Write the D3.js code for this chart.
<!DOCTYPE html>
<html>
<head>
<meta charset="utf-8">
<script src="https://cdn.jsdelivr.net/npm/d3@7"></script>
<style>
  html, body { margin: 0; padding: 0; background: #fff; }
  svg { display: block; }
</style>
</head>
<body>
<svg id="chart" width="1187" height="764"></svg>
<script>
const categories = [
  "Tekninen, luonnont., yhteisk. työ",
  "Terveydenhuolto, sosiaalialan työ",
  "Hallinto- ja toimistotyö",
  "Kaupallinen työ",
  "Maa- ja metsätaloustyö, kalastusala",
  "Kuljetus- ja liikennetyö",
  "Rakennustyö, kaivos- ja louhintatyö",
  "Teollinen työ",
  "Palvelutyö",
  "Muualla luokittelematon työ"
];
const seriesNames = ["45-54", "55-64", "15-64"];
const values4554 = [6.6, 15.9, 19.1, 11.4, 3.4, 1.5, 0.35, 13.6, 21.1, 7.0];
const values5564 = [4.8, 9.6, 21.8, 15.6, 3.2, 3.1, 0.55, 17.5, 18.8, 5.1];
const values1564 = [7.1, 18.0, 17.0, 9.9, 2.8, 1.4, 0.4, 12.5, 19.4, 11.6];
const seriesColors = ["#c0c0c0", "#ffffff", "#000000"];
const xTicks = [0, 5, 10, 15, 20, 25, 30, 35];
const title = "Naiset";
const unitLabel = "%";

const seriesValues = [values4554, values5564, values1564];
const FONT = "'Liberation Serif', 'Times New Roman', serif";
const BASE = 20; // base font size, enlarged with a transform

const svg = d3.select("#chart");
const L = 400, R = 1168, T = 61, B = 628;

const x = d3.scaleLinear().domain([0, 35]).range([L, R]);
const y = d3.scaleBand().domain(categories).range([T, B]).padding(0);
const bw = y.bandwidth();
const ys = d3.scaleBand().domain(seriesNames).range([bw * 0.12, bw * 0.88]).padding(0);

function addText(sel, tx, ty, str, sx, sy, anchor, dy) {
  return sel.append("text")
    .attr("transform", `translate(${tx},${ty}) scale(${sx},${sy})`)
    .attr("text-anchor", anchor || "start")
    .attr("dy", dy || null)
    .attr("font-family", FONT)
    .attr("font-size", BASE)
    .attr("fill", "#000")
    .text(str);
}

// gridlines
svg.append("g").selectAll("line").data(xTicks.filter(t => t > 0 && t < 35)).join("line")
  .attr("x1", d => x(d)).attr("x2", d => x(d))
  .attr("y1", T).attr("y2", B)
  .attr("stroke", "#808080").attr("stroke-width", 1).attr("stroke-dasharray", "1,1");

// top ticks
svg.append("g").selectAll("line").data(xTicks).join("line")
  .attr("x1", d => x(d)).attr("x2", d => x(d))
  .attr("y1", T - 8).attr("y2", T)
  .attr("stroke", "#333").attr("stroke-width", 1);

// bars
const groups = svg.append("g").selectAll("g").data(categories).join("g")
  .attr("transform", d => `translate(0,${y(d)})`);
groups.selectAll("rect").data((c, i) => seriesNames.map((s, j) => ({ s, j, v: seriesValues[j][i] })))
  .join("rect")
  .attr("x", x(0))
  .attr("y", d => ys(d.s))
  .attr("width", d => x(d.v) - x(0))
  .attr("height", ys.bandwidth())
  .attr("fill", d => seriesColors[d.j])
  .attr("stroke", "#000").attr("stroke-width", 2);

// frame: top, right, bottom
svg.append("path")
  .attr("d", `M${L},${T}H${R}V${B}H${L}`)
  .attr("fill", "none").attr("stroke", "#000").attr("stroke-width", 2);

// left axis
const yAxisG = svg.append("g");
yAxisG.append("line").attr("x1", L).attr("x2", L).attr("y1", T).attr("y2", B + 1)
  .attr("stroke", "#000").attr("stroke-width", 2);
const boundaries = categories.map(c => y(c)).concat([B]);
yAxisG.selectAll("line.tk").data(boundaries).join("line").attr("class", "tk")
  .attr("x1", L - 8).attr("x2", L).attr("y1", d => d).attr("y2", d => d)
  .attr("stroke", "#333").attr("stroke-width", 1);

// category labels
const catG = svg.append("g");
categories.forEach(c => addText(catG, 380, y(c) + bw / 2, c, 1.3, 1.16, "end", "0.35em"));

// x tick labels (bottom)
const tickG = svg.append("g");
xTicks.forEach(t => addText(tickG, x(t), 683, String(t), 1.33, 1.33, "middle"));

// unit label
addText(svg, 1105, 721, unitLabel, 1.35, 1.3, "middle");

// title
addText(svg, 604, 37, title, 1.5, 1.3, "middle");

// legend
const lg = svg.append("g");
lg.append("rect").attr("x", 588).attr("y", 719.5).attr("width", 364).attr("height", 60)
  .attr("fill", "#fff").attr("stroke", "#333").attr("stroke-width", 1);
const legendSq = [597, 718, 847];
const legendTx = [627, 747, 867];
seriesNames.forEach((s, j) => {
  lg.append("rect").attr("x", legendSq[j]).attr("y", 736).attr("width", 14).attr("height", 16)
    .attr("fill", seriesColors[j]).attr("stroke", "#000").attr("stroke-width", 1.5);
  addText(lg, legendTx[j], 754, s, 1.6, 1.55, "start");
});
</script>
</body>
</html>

--*--

__SET EXERCISE__:
Copy the material above verbatim.

__TASK SOLUTION__:
Write the D3.js code for this chart.
<!DOCTYPE html>
<html>
<head>
<meta charset="utf-8">
<script src="https://cdn.jsdelivr.net/npm/d3@7"></script>
<style>
  html, body { margin: 0; padding: 0; background: #fff; }
  svg { display: block; }
</style>
</head>
<body>
<svg id="chart" width="1187" height="764"></svg>
<script>
const categories = [
  "Tekninen, luonnont., yhteisk. työ",
  "Terveydenhuolto, sosiaalialan työ",
  "Hallinto- ja toimistotyö",
  "Kaupallinen työ",
  "Maa- ja metsätaloustyö, kalastusala",
  "Kuljetus- ja liikennetyö",
  "Rakennustyö, kaivos- ja louhintatyö",
  "Teollinen työ",
  "Palvelutyö",
  "Muualla luokittelematon työ"
];
const seriesNames = ["45-54", "55-64", "15-64"];
const values4554 = [6.6, 15.9, 19.1, 11.4, 3.4, 1.5, 0.35, 13.6, 21.1, 7.0];
const values5564 = [4.8, 9.6, 21.8, 15.6, 3.2, 3.1, 0.55, 17.5, 18.8, 5.1];
const values1564 = [7.1, 18.0, 17.0, 9.9, 2.8, 1.4, 0.4, 12.5, 19.4, 11.6];
const seriesColors = ["#c0c0c0", "#ffffff", "#000000"];
const xTicks = [0, 5, 10, 15, 20, 25, 30, 35];
const title = "Naiset";
const unitLabel = "%";

const seriesValues = [values4554, values5564, values1564];
const FONT = "'Liberation Serif', 'Times New Roman', serif";
const BASE = 20; // base font size, enlarged with a transform

const svg = d3.select("#chart");
const L = 400, R = 1168, T = 61, B = 628;

const x = d3.scaleLinear().domain([0, 35]).range([L, R]);
const y = d3.scaleBand().domain(categories).range([T, B]).padding(0);
const bw = y.bandwidth();
const ys = d3.scaleBand().domain(seriesNames).range([bw * 0.12, bw * 0.88]).padding(0);

function addText(sel, tx, ty, str, sx, sy, anchor, dy) {
  return sel.append("text")
    .attr("transform", `translate(${tx},${ty}) scale(${sx},${sy})`)
    .attr("text-anchor", anchor || "start")
    .attr("dy", dy || null)
    .attr("font-family", FONT)
    .attr("font-size", BASE)
    .attr("fill", "#000")
    .text(str);
}

// gridlines
svg.append("g").selectAll("line").data(xTicks.filter(t => t > 0 && t < 35)).join("line")
  .attr("x1", d => x(d)).attr("x2", d => x(d))
  .attr("y1", T).attr("y2", B)
  .attr("stroke", "#808080").attr("stroke-width", 1).attr("stroke-dasharray", "1,1");

// top ticks
svg.append("g").selectAll("line").data(xTicks).join("line")
  .attr("x1", d => x(d)).attr("x2", d => x(d))
  .attr("y1", T - 8).attr("y2", T)
  .attr("stroke", "#333").attr("stroke-width", 1);

// bars
const groups = svg.append("g").selectAll("g").data(categories).join("g")
  .attr("transform", d => `translate(0,${y(d)})`);
groups.selectAll("rect").data((c, i) => seriesNames.map((s, j) => ({ s, j, v: seriesValues[j][i] })))
  .join("rect")
  .attr("x", x(0))
  .attr("y", d => ys(d.s))
  .attr("width", d => x(d.v) - x(0))
  .attr("height", ys.bandwidth())
  .attr("fill", d => seriesColors[d.j])
  .attr("stroke", "#000").attr("stroke-width", 2);

// frame: top, right, bottom
svg.append("path")
  .attr("d", `M${L},${T}H${R}V${B}H${L}`)
  .attr("fill", "none").attr("stroke", "#000").attr("stroke-width", 2);

// left axis
const yAxisG = svg.append("g");
yAxisG.append("line").attr("x1", L).attr("x2", L).attr("y1", T).attr("y2", B + 1)
  .attr("stroke", "#000").attr("stroke-width", 2);
const boundaries = categories.map(c => y(c)).concat([B]);
yAxisG.selectAll("line.tk").data(boundaries).join("line").attr("class", "tk")
  .attr("x1", L - 8).attr("x2", L).attr("y1", d => d).attr("y2", d => d)
  .attr("stroke", "#333").attr("stroke-width", 1);

// category labels
const catG = svg.append("g");
categories.forEach(c => addText(catG, 380, y(c) + bw / 2, c, 1.3, 1.16, "end", "0.35em"));

// x tick labels (bottom)
const tickG = svg.append("g");
xTicks.forEach(t => addText(tickG, x(t), 683, String(t), 1.33, 1.33, "middle"));

// unit label
addText(svg, 1105, 721, unitLabel, 1.35, 1.3, "middle");

// title
addText(svg, 604, 37, title, 1.5, 1.3, "middle");

// legend
const lg = svg.append("g");
lg.append("rect").attr("x", 588).attr("y", 719.5).attr("width", 364).attr("height", 60)
  .attr("fill", "#fff").attr("stroke", "#333").attr("stroke-width", 1);
const legendSq = [597, 718, 847];
const legendTx = [627, 747, 867];
seriesNames.forEach((s, j) => {
  lg.append("rect").attr("x", legendSq[j]).attr("y", 736).attr("width", 14).attr("height", 16)
    .attr("fill", seriesColors[j]).attr("stroke", "#000").attr("stroke-width", 1.5);
  addText(lg, legendTx[j], 754, s, 1.6, 1.55, "start");
});
</script>
</body>
</html>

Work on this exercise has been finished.